Yesterday's euro low was recorded in early North
American trading near $1.0720. It
had been trading near $1.09 before last Friday's US employment data. The
selling pressure eased the euro recovered to around $1.0750. It edged up to
nearly $1.0755 today and has held above $1.0735. Previous support we identified
(~$1.0785) now offers resistance. There is little technical reason to think a
low of any import is place, though the $1.0720 area corresponds to the (61.8%)
retracement of the euro's rally from the mid-April low (~$1.06). The momentum
indicators are falling, and in any event, did not confirm the highs set earlier
this month ("bearish divergence), and the five-day moving average has
fallen below the 20-day moving average. Sterling, on the other hand, is
buoyant. It rose through yesterday's high to reach $1.2760. Sterling
has recovered more than half of what it lost since Friday's US jobs data.
Still, the underlying technical tone looks soft.

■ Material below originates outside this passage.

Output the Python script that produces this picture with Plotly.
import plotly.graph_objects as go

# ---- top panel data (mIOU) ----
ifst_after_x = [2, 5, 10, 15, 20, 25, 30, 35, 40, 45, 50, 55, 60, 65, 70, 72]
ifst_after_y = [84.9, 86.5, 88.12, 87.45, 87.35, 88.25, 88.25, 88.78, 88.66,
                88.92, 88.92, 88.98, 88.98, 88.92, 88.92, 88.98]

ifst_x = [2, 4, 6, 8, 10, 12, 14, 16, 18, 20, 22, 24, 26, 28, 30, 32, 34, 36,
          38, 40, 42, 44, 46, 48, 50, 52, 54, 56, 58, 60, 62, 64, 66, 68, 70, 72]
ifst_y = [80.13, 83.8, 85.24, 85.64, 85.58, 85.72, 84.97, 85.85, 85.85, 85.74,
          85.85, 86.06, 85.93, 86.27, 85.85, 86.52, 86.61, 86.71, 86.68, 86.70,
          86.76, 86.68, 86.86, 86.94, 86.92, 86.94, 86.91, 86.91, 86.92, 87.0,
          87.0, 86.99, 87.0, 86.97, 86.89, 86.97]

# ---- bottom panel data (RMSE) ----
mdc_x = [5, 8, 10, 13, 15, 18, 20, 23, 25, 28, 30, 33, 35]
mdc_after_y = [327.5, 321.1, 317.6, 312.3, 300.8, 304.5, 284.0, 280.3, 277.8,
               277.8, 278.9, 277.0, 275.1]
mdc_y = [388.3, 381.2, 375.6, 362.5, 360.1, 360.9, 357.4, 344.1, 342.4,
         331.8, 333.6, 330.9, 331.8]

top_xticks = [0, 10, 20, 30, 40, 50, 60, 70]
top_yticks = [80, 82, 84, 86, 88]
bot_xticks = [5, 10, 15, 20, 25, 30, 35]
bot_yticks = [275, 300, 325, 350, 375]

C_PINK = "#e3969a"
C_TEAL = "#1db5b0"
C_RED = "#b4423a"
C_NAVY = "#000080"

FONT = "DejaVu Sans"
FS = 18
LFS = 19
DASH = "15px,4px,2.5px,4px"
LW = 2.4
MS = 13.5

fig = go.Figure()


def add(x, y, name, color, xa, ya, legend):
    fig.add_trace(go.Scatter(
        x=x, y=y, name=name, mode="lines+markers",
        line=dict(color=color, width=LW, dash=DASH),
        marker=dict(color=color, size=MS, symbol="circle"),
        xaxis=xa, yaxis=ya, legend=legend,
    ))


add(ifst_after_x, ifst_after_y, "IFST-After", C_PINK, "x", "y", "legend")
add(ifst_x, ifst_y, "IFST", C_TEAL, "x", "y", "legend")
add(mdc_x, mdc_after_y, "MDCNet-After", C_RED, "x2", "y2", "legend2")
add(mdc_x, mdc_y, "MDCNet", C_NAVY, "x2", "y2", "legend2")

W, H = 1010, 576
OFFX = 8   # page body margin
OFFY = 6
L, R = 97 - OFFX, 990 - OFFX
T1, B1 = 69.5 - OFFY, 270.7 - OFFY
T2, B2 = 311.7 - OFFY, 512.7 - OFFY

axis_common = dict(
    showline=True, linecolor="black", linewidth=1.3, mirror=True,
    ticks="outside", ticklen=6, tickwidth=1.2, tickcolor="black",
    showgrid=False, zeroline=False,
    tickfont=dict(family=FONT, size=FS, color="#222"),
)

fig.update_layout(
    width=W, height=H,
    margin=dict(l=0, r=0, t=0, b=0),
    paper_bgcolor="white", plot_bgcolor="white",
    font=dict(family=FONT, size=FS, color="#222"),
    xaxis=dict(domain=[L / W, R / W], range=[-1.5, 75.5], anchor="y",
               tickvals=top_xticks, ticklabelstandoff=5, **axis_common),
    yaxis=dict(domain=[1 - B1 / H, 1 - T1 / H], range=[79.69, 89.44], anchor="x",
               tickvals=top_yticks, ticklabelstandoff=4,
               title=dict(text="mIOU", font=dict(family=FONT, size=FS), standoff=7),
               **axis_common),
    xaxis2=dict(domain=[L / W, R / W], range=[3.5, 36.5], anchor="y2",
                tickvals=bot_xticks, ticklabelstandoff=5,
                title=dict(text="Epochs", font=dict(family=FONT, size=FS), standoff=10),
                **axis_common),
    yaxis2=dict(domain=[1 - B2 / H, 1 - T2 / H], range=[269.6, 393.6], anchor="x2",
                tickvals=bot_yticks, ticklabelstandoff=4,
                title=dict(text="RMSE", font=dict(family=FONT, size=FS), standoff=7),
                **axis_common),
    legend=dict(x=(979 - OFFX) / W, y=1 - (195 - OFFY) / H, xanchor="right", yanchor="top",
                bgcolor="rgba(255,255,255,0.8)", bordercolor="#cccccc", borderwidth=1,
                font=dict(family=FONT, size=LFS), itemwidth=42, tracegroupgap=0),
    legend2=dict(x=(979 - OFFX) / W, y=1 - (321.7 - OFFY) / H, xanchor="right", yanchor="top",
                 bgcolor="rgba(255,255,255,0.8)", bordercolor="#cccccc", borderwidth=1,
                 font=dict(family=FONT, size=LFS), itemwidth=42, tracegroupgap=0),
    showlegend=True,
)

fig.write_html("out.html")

The momentum indicators have
turned down, and the five- and 20-day moving averages could cross tomorrow.
Perhaps sterling's resilience is from the bid it has on the crosses. The euro
slumped to a new low yesterday, slightly below GBP0.8420, approaching support
near GBP0.8400. It is little changed today. After falling around 2.7% against
the Swiss franc in late May and into early June, sterling has appears to have
based and is trading at a six-day high today. Against the yen, sterling closed
above JPY200 yesterday for the first time this month. The 16-year high was set
in late May near JPY200.75. It briefly traded above JPY200.70 today.
America
US May CPI is expected to have edged up by 0.1%, the
least since last October. While
the year-over-year rate may be unchanged, the three-month annualized rate would
ease to 3.2% from 4.4%. The core rate is expected to have risen by 0.3%, the
same as in April. The year-over-year rate may slip to 3.5% from 3.6%. The
three-month annualized rate would moderate to 4.0% from 4.4%. Such a report
would help reduce perceptions of the tail risk of new acceleration of
inflation, it is unlikely to move the Fed's needle. The focus of today's FOMC
meeting is not on what it does. The market has long given up ideas of a rate
cut today. Rather, the forward guidance via the new economic projections is
key, mediated, at least partly by comments from Chair Powell. Despite the
leading the central bank in its most aggressive tightening cycle in history, the
market often hears a more dovish message from Powell. The most important part
of the Summary of Economic Projections is the median forecast for the number of
rate cuts this year. In March, the median dot was for three cuts. This no
longer seems likely. It would not take a large swing for the median dot to fall
below two (cuts). The derivative market is pricing in one cut fully and little
more than half of a second cut. Can the Fed be more dovish than the market,
which priced in better than six cuts as recently as mid-January--more than
twice the Fed's median dot?
The US dollar reached its highest level against the
Canadian dollar yesterday in nearly two months but stopped slightly shy of
CAD1.38. There are options for around
$320 mln that expire there today. It reversed lower and briefly traded below
CAD1.3750. However, it managed to settle above that key level (and Monday's
low). The US dollar has edged lower to about CAD1.3740 today. Given the
momentum indicators, today's big events, and the largest two-year premium (85
bp now 90 bp before the weekend) since 2005, the Canadian dollar's recovery
looks more like consolidation than the start of a strong recovery. A recovery
in the Canadian dollar seems more likely to be fueled by a broader pullback in
the US dollar than domestic Canadian developments. The pressure on the
Mexican peso post-election persists. The dollar was confined to
Monday's range yesterday (~MXN18.2150-MXN18.6580). It did not trade much above
MXN18.58 yesterday, but today has pushed to MXN18.7250. Given the prior
positioning, and the news stream from Mexico, the adjustment does not appear
over. Because of the market's seeming imbalance, i.e., the weakness of the peso
buyers, the sellers step back to minimize the damage being done to the
remaining portfolio, the peso bounces, a little. The dollar remained firm
yesterday against the Brazilian real, trading inside Monday's range. It reached
almost BRL5.39 on Monday, its highest level since early last year. The slightly
higher than expected inflation report yesterday gave new fodder to the swaps
market, which continues to see the next move by the central bank as a hike and
about a two-thirds chance it takes place in the next three months.